_Goal:_ Type out the complete listing below word for word, without its pictures.

┏━━

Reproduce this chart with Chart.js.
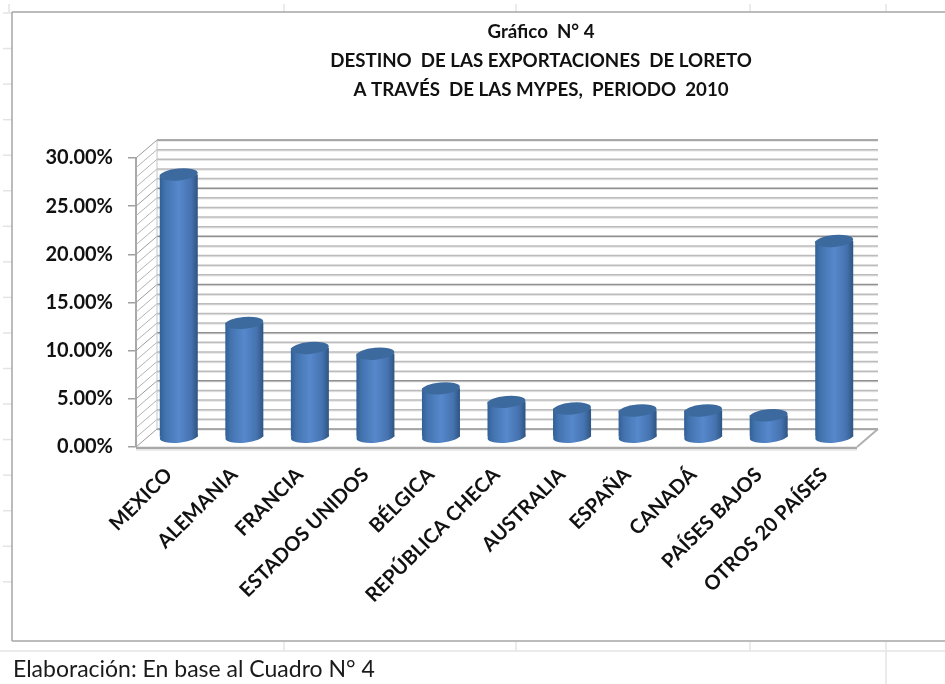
<!DOCTYPE html>
<html>
<head>
<meta charset="utf-8">
<style>
html,body{margin:0;padding:0;background:#fff;}
#wrap{position:relative;width:945px;height:684px;}
canvas{display:block;filter:blur(0.4px);}
</style>
<script src="https://cdn.jsdelivr.net/npm/chart.js@4"></script>
</head>
<body>
<div id="wrap"><canvas id="c" width="945" height="684"></canvas></div>
<script>
const categories = ["MEXICO","ALEMANIA","FRANCIA","ESTADOS UNIDOS","BÉLGICA","REPÚBLICA CHECA","AUSTRALIA","ESPAÑA","CANADÁ","PAÍSES BAJOS","OTROS 20 PAÍSES"];
const shares = [27.3,11.9,9.3,8.7,5.1,3.7,3.0,2.8,2.8,2.3,20.4];
const titleLines = ["Gráfico  N° 4","DESTINO  DE LAS EXPORTACIONES  DE LORETO","A TRAVÉS  DE LAS MYPES,  PERIODO  2010"];
const footerText = "Elaboración: En base al Cuadro N° 4";
const FONT = "Lato, Carlito, sans-serif";
const DEPTH_X = 21, DEPTH_Y = 18;
const BAR_DX = 10, BAR_DY = 9.5;

function line(ctx,x1,y1,x2,y2,color,w){
  ctx.strokeStyle=color;ctx.lineWidth=w;ctx.beginPath();ctx.moveTo(x1,y1);ctx.lineTo(x2,y2);ctx.stroke();
}
function barGradient(ctx,left,right){
  const g=ctx.createLinearGradient(left,0,right,0);
  g.addColorStop(0,"#315f97");
  g.addColorStop(0.14,"#4373ae");
  g.addColorStop(0.5,"#5688cc");
  g.addColorStop(0.82,"#4673b0");
  g.addColorStop(1,"#2e5482");
  return g;
}

const sheetPlugin = {
  id:"sheet",
  afterLayout(chart){
    chart.titleBlock.left = 137;
    chart.titleBlock.right = 945;
  },
  beforeDraw(chart){
    const ctx=chart.ctx;
    ctx.save();
    ctx.fillStyle="#fff";ctx.fillRect(0,0,945,684);
    const gridC="#e4e4e4";
    for(let i=0;i<17;i++){const y=13+i*35.55;line(ctx,3,y,12,y,gridC,1.5);}
    line(ctx,9,4,9,12,gridC,1.5);
    [284,516,750,886].forEach(x=>{line(ctx,x,4,x,12,gridC,1.5);line(ctx,x,642,x,651,gridC,1.5);});
    line(ctx,886,651,886,684,gridC,1.5);
    line(ctx,0,651,945,651,gridC,1.5);
    line(ctx,12,12,945,12,"#a6a6a6",1.5);
    line(ctx,12,12,12,641,"#a6a6a6",1.5);
    line(ctx,12,641,945,641,"#a6a6a6",1.5);
    ctx.fillStyle="#1a1a1a";
    ctx.font="23px "+FONT;
    ctx.textAlign="left";ctx.textBaseline="alphabetic";
    ctx.fillText(footerText,13,677);
    ctx.restore();
  },
  beforeDatasetsDraw(chart){
    const ctx=chart.ctx,y=chart.scales.y,x=chart.scales.x;
    const L=x.left,R=x.right;
    ctx.save();
    for(let v=0;v<=30;v++){
      const py=y.getPixelForValue(v),major=v%5===0;
      const c=major?"#8f8f8f":"#bcbcbc";
      line(ctx,L+DEPTH_X,py-DEPTH_Y+1,R+DEPTH_X,py-DEPTH_Y+1,"#e6e6e6",1.5);
      line(ctx,L+DEPTH_X,py-DEPTH_Y,R+DEPTH_X,py-DEPTH_Y,c,1.5);
      line(ctx,L,py,L+DEPTH_X,py-DEPTH_Y,major?"#9c9c9c":"#b4b4b4",1);
    }
    const y0=y.getPixelForValue(0),yT=y.getPixelForValue(30);
    line(ctx,L+DEPTH_X,yT-DEPTH_Y,L+DEPTH_X,y0-DEPTH_Y,"#c4c4c4",1);
    line(ctx,R,y0,R+DEPTH_X,y0-DEPTH_Y,"#b0b0b0",2);
    line(ctx,L,y0+1,R,y0+1,"#a8a8a8",2.5);
    line(ctx,L,y0+3,R,y0+3,"#e6e6e6",1.5);
    ctx.restore();
    ctx.save();
    ctx.translate(BAR_DX,-BAR_DY);
  },
  afterDatasetsDraw(chart){
    const ctx=chart.ctx,meta=chart.getDatasetMeta(0);
    const tilt=-0.09;
    meta.data.forEach(b=>{
      const rx=b.width/2,ry=6;
      ctx.fillStyle=barGradient(ctx,b.x-rx,b.x+rx);
      ctx.beginPath();ctx.ellipse(b.x,b.base,rx,ry,tilt,0,Math.PI*2);ctx.fill();
      ctx.fillStyle="#3d6a9e";
      ctx.beginPath();ctx.ellipse(b.x,b.y,rx,ry,tilt,0,Math.PI*2);ctx.fill();
    });
    ctx.restore();
  }
};

new Chart(document.getElementById("c"),{
  type:"bar",
  plugins:[sheetPlugin],
  data:{labels:categories,datasets:[{
    data:shares,
    clip:false,
    barPercentage:1,
    categoryPercentage:0.58,
    borderWidth:0,
    backgroundColor(ctx){
      const sc=ctx.chart.scales.x;
      if(!sc||ctx.dataIndex===undefined)return "#4a7cbd";
      const cx=sc.getPixelForValue(ctx.dataIndex),hw=sc.width/categories.length*0.58/2;
      if(!isFinite(cx))return "#4a7cbd";
      return barGradient(ctx.chart.ctx,cx-hw,cx+hw);
    }
  }]},
  options:{
    responsive:false,
    animation:false,
    layout:{padding:{left:0,right:88,top:0,bottom:0}},
    plugins:{
      legend:{display:false},
      tooltip:{enabled:false},
      title:{
        display:true,text:titleLines,color:"#111",
        font:{family:FONT,size:18.7,weight:"bold",lineHeight:"29px"},
        padding:{top:17,bottom:54}
      }
    },
    scales:{
      x:{
        afterFit(s){s.height=237;},
        grid:{display:false},
        border:{display:false},
        ticks:{color:"#111",font:{family:FONT,size:20,weight:"bold"},minRotation:45,maxRotation:45,padding:8,autoSkip:false}
      },
      y:{
        min:0,max:30,
        afterFit(s){s.width=136;},
        grid:{drawOnChartArea:false,drawTicks:true,tickLength:8,color:"#a0a0a0",lineWidth:1.5},
        border:{display:true,color:"#a8a8a8",width:2},
        ticks:{stepSize:5,color:"#111",padding:15,font:{family:FONT,size:20,weight:"bold"},callback:v=>v.toFixed(2)+"%"}
      }
    }
  }
});
</script>
</body>
</html>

┗━━

_The answer:_
Reproduce this chart with Chart.js.
<!DOCTYPE html>
<html>
<head>
<meta charset="utf-8">
<style>
html,body{margin:0;padding:0;background:#fff;}
#wrap{position:relative;width:945px;height:684px;}
canvas{display:block;filter:blur(0.4px);}
</style>
<script src="https://cdn.jsdelivr.net/npm/chart.js@4"></script>
</head>
<body>
<div id="wrap"><canvas id="c" width="945" height="684"></canvas></div>
<script>
const categories = ["MEXICO","ALEMANIA","FRANCIA","ESTADOS UNIDOS","BÉLGICA","REPÚBLICA CHECA","AUSTRALIA","ESPAÑA","CANADÁ","PAÍSES BAJOS","OTROS 20 PAÍSES"];
const shares = [27.3,11.9,9.3,8.7,5.1,3.7,3.0,2.8,2.8,2.3,20.4];
const titleLines = ["Gráfico  N° 4","DESTINO  DE LAS EXPORTACIONES  DE LORETO","A TRAVÉS  DE LAS MYPES,  PERIODO  2010"];
const footerText = "Elaboración: En base al Cuadro N° 4";
const FONT = "Lato, Carlito, sans-serif";
const DEPTH_X = 21, DEPTH_Y = 18;
const BAR_DX = 10, BAR_DY = 9.5;

function line(ctx,x1,y1,x2,y2,color,w){
  ctx.strokeStyle=color;ctx.lineWidth=w;ctx.beginPath();ctx.moveTo(x1,y1);ctx.lineTo(x2,y2);ctx.stroke();
}
function barGradient(ctx,left,right){
  const g=ctx.createLinearGradient(left,0,right,0);
  g.addColorStop(0,"#315f97");
  g.addColorStop(0.14,"#4373ae");
  g.addColorStop(0.5,"#5688cc");
  g.addColorStop(0.82,"#4673b0");
  g.addColorStop(1,"#2e5482");
  return g;
}

const sheetPlugin = {
  id:"sheet",
  afterLayout(chart){
    chart.titleBlock.left = 137;
    chart.titleBlock.right = 945;
  },
  beforeDraw(chart){
    const ctx=chart.ctx;
    ctx.save();
    ctx.fillStyle="#fff";ctx.fillRect(0,0,945,684);
    const gridC="#e4e4e4";
    for(let i=0;i<17;i++){const y=13+i*35.55;line(ctx,3,y,12,y,gridC,1.5);}
    line(ctx,9,4,9,12,gridC,1.5);
    [284,516,750,886].forEach(x=>{line(ctx,x,4,x,12,gridC,1.5);line(ctx,x,642,x,651,gridC,1.5);});
    line(ctx,886,651,886,684,gridC,1.5);
    line(ctx,0,651,945,651,gridC,1.5);
    line(ctx,12,12,945,12,"#a6a6a6",1.5);
    line(ctx,12,12,12,641,"#a6a6a6",1.5);
    line(ctx,12,641,945,641,"#a6a6a6",1.5);
    ctx.fillStyle="#1a1a1a";
    ctx.font="23px "+FONT;
    ctx.textAlign="left";ctx.textBaseline="alphabetic";
    ctx.fillText(footerText,13,677);
    ctx.restore();
  },
  beforeDatasetsDraw(chart){
    const ctx=chart.ctx,y=chart.scales.y,x=chart.scales.x;
    const L=x.left,R=x.right;
    ctx.save();
    for(let v=0;v<=30;v++){
      const py=y.getPixelForValue(v),major=v%5===0;
      const c=major?"#8f8f8f":"#bcbcbc";
      line(ctx,L+DEPTH_X,py-DEPTH_Y+1,R+DEPTH_X,py-DEPTH_Y+1,"#e6e6e6",1.5);
      line(ctx,L+DEPTH_X,py-DEPTH_Y,R+DEPTH_X,py-DEPTH_Y,c,1.5);
      line(ctx,L,py,L+DEPTH_X,py-DEPTH_Y,major?"#9c9c9c":"#b4b4b4",1);
    }
    const y0=y.getPixelForValue(0),yT=y.getPixelForValue(30);
    line(ctx,L+DEPTH_X,yT-DEPTH_Y,L+DEPTH_X,y0-DEPTH_Y,"#c4c4c4",1);
    line(ctx,R,y0,R+DEPTH_X,y0-DEPTH_Y,"#b0b0b0",2);
    line(ctx,L,y0+1,R,y0+1,"#a8a8a8",2.5);
    line(ctx,L,y0+3,R,y0+3,"#e6e6e6",1.5);
    ctx.restore();
    ctx.save();
    ctx.translate(BAR_DX,-BAR_DY);
  },
  afterDatasetsDraw(chart){
    const ctx=chart.ctx,meta=chart.getDatasetMeta(0);
    const tilt=-0.09;
    meta.data.forEach(b=>{
      const rx=b.width/2,ry=6;
      ctx.fillStyle=barGradient(ctx,b.x-rx,b.x+rx);
      ctx.beginPath();ctx.ellipse(b.x,b.base,rx,ry,tilt,0,Math.PI*2);ctx.fill();
      ctx.fillStyle="#3d6a9e";
      ctx.beginPath();ctx.ellipse(b.x,b.y,rx,ry,tilt,0,Math.PI*2);ctx.fill();
    });
    ctx.restore();
  }
};

new Chart(document.getElementById("c"),{
  type:"bar",
  plugins:[sheetPlugin],
  data:{labels:categories,datasets:[{
    data:shares,
    clip:false,
    barPercentage:1,
    categoryPercentage:0.58,
    borderWidth:0,
    backgroundColor(ctx){
      const sc=ctx.chart.scales.x;
      if(!sc||ctx.dataIndex===undefined)return "#4a7cbd";
      const cx=sc.getPixelForValue(ctx.dataIndex),hw=sc.width/categories.length*0.58/2;
      if(!isFinite(cx))return "#4a7cbd";
      return barGradient(ctx.chart.ctx,cx-hw,cx+hw);
    }
  }]},
  options:{
    responsive:false,
    animation:false,
    layout:{padding:{left:0,right:88,top:0,bottom:0}},
    plugins:{
      legend:{display:false},
      tooltip:{enabled:false},
      title:{
        display:true,text:titleLines,color:"#111",
        font:{family:FONT,size:18.7,weight:"bold",lineHeight:"29px"},
        padding:{top:17,bottom:54}
      }
    },
    scales:{
      x:{
        afterFit(s){s.height=237;},
        grid:{display:false},
        border:{display:false},
        ticks:{color:"#111",font:{family:FONT,size:20,weight:"bold"},minRotation:45,maxRotation:45,padding:8,autoSkip:false}
      },
      y:{
        min:0,max:30,
        afterFit(s){s.width=136;},
        grid:{drawOnChartArea:false,drawTicks:true,tickLength:8,color:"#a0a0a0",lineWidth:1.5},
        border:{display:true,color:"#a8a8a8",width:2},
        ticks:{stepSize:5,color:"#111",padding:15,font:{family:FONT,size:20,weight:"bold"},callback:v=>v.toFixed(2)+"%"}
      }
    }
  }
});
</script>
</body>
</html>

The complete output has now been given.